Written by Sasha Reva
Last Thursday, California’s Secretary of State said that reparations for African Americans should be limited to people whose forebears were kidnapped, stripped of their ancestry and left with nothing. Shirley Weber, the daughter and granddaughter of sharecroppers, said while Black immigrants have suffered from racism, they always had a country to return to.
Weber previously served in the Assembly in the 79th district. She was elevated to Secretary of State after the position was vacated by Alex Padilla who became Senator. Weber says that slavery was more than a physical condition, but has had a massive psychological impact, “The fear my grandfather felt, I remember as a child, was palpable, and it crippled him and his family’s ability to dream beyond the cotton fields,” Weber said . She believes that Barack Obama likely never wanted to become president if he wasn’t descended from enslaved people. Obama, was the first country’s Black president, who had a white mother and a Black father from Kenya. “Obama did not have limitations and fears drilled in his psyche, and thus aspired to become the president of the United States,” Weber said.

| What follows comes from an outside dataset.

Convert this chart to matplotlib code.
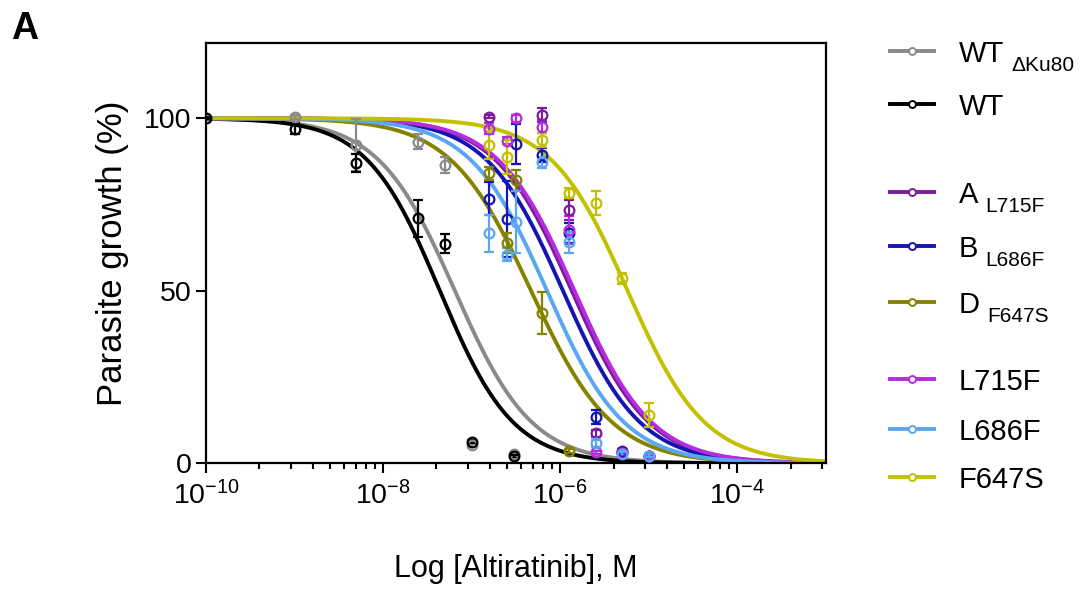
import numpy as np
import matplotlib
matplotlib.use('Agg')
import matplotlib.pyplot as plt
from matplotlib.lines import Line2D
from matplotlib.ticker import FixedLocator, LogFormatterMathtext, NullFormatter

plt.rcParams['font.family'] = ['Liberation Sans', 'DejaVu Sans']
plt.rcParams['mathtext.fontset'] = 'custom'
plt.rcParams['mathtext.rm'] = 'Liberation Sans'
plt.rcParams['mathtext.it'] = 'Liberation Sans:italic'
plt.rcParams['mathtext.bf'] = 'Liberation Sans:bold'
plt.rcParams['mathtext.default'] = 'regular'
plt.rcParams['axes.unicode_minus'] = False

# ---------------- data ----------------
legend_main = ['WT', 'WT', 'A', 'B', 'D', 'L715F', 'L686F', 'F647S']
legend_sub = ['ΔKu80', '', 'L715F', 'L686F', 'F647S', '', '', '']
colors = ['#8a8a8a', '#000000', '#7d1a9e', '#1515b4', '#858200',
          '#b42be0', '#5aa6f2', '#c3c000']

# fitted dose-response parameters (log10 IC50, Hill slope)
log_ic50 = [-7.19, -7.36, -5.87, -5.97, -6.33, -5.84, -6.15, -5.24]
hill = [1.0, 1.05, 1.0, 1.0, 0.95, 1.0, 1.0, 1.0]

# wild-type concentrations (M)
conc_wt = [1e-10, 1e-9, 5e-9, 2.5e-8, 5e-8, 1e-7, 3e-7]
wtku80_y = [100, 100.3, 92.2, 93.2, 86.5, 5.2, 2.6]
wtku80_err = [0.3, 0.5, 7.5, 2.2, 2.3, 0.4, 0.4]
wt_y = [100, 97.0, 87.1, 71.0, 63.6, 6.3, 2.0]
wt_err = [0.3, 1.5, 2.6, 5.3, 2.8, 0.4, 0.4]

# mutant concentrations (M)
conc_mut = [1.5625e-7, 2.5e-7, 3.125e-7, 6.25e-7, 1.25e-6, 2.5e-6, 5e-6, 1e-5]
nan = np.nan
a_y = [100.5, nan, nan, 100.9, 73.4, 8.7, 3.6, 2.0]
a_err = [0.5, nan, nan, 2.0, 3.0, 1.0, 0.5, 0.5]
b_y = [76.7, 70.8, 92.4, 89.3, 66.7, 13.5, 3.4, 2.1]
b_err = [4.8, 11.0, 5.8, 2.0, 3.0, 2.0, 0.8, 0.5]
d_y = [84.0, 63.8, 82.0, 43.5, 3.5, nan, nan, nan]
d_err = [2.0, 3.0, 3.0, 6.0, 0.5, nan, nan, nan]
l715_y = [97.0, 93.5, 100.0, 97.6, 67.6, 3.2, 3.0, 2.0]
l715_err = [1.5, 1.0, 1.0, 2.0, 4.0, 0.5, 0.5, 0.5]
l686_y = [66.6, 60.5, 70.0, 87.2, 64.0, 5.8, 2.8, 2.2]
l686_err = [5.3, 2.0, 9.0, 1.5, 3.0, 1.0, 0.5, 0.5]
f647_y = [92.3, 88.7, nan, 93.7, 78.4, 75.5, 53.6, 14.0]
f647_err = [4.0, 5.0, nan, 2.0, 1.5, 3.4, 1.5, 3.6]

series_x = [conc_wt, conc_wt] + [conc_mut] * 6
series_y = [wtku80_y, wt_y, a_y, b_y, d_y, l715_y, l686_y, f647_y]
series_err = [wtku80_err, wt_err, a_err, b_err, d_err, l715_err, l686_err, f647_err]

x_ticks = [1e-10, 1e-8, 1e-6, 1e-4]
y_ticks = [0, 50, 100]

# ---------------- figure ----------------
W, H = 1086, 592
fig = plt.figure(figsize=(W / 100, H / 100), dpi=100)
ax = fig.add_axes([206 / W, 1 - 463.3 / H, (826 - 206) / W, (463.3 - 43) / H])

xfit = np.logspace(-10, -3, 500)
for i in range(len(colors)):
    yfit = 100.0 / (1 + 10 ** (hill[i] * (np.log10(xfit) - log_ic50[i])))
    ax.plot(xfit, yfit, color=colors[i], lw=2.8, zorder=2 + i * 0.01, solid_capstyle='butt')

for i in range(len(colors)):
    x = np.array(series_x[i], float)
    y = np.array(series_y[i], float)
    e = np.array(series_err[i], float)
    m = ~np.isnan(y)
    ax.errorbar(x[m], y[m], yerr=e[m], fmt='o', ms=7, mfc='none', mec=colors[i],
                mew=1.6, ecolor=colors[i], elinewidth=1.6, capsize=3.5, capthick=1.6,
                zorder=3 + i * 0.01)

ax.set_xscale('log')
ax.set_xlim(1e-10, 1e-3)
ax.set_ylim(0, 121.8)
ax.xaxis.set_major_locator(FixedLocator(x_ticks))
ax.xaxis.set_major_formatter(LogFormatterMathtext())
minor = [k ** 2 * 10.0 ** m for m in (-10, -8, -6, -4) for k in range(2, 10)]
minor = [v for v in minor if v <= 1e-3]
ax.xaxis.set_minor_locator(FixedLocator(minor))
ax.xaxis.set_minor_formatter(NullFormatter())
ax.set_yticks(y_ticks)

for s in ax.spines.values():
    s.set_linewidth(1.6)
ax.tick_params(axis='both', which='major', direction='out', length=7.5, width=1.5,
               labelsize=20.5)
ax.tick_params(axis='x', which='major', pad=5)
ax.tick_params(axis='y', which='major', pad=3)
ax.tick_params(axis='x', which='minor', direction='out', length=4.5, width=1.5)

ax.set_xlabel('Log [Altiratinib], M', fontsize=22, labelpad=32)
ax.set_ylabel('Parasite growth (%)', fontsize=25, labelpad=11)

fig.text(11 / W, 1 - 39 / H, 'A', fontsize=27, fontweight='bold', ha='left', va='baseline')

# ---------------- legend ----------------
leg_y = [50.7, 104, 192, 246, 301.7, 379, 428.7, 476.7]
for i in range(len(colors)):
    yf = 1 - leg_y[i] / H
    fig.add_artist(Line2D([890 / W, 934 / W], [yf, yf], color=colors[i], lw=2.8,
                          transform=fig.transFigure))
    fig.add_artist(Line2D([912 / W], [yf], color=colors[i], marker='o', ms=5,
                          mfc='white', mew=1.4, transform=fig.transFigure))
    t = fig.text(959 / W, yf, legend_main[i], fontsize=21, ha='left', va='center_baseline')
    if legend_sub[i]:
        ax.annotate(legend_sub[i], xy=(1, 0), xycoords=t, xytext=(5, -5),
                    textcoords='offset points', fontsize=15, ha='left', va='bottom',
                    annotation_clip=False)

fig.savefig('out.png', dpi=100)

California currently has a nine-member task force to discuss and address the damages of slavery. The task force began in July and has a two-year timeline on a report. Critics have said that California did not have slaves as in other states and that we shouldn’t pay for the issue. African Americans are just 6% of California’s population yet were 30% of an estimated 250,000 people experiencing homelessness in 2020. In September, Gov. Gavin Newsom signed legislation returning beachfront property to descendants of a Black couple who had the land taken away.
Weber’s great-grandfather was born into slavery, running from the Ku Klux Klan. She said she would not have written the legislation if she had known the pool of recipients would be expanded.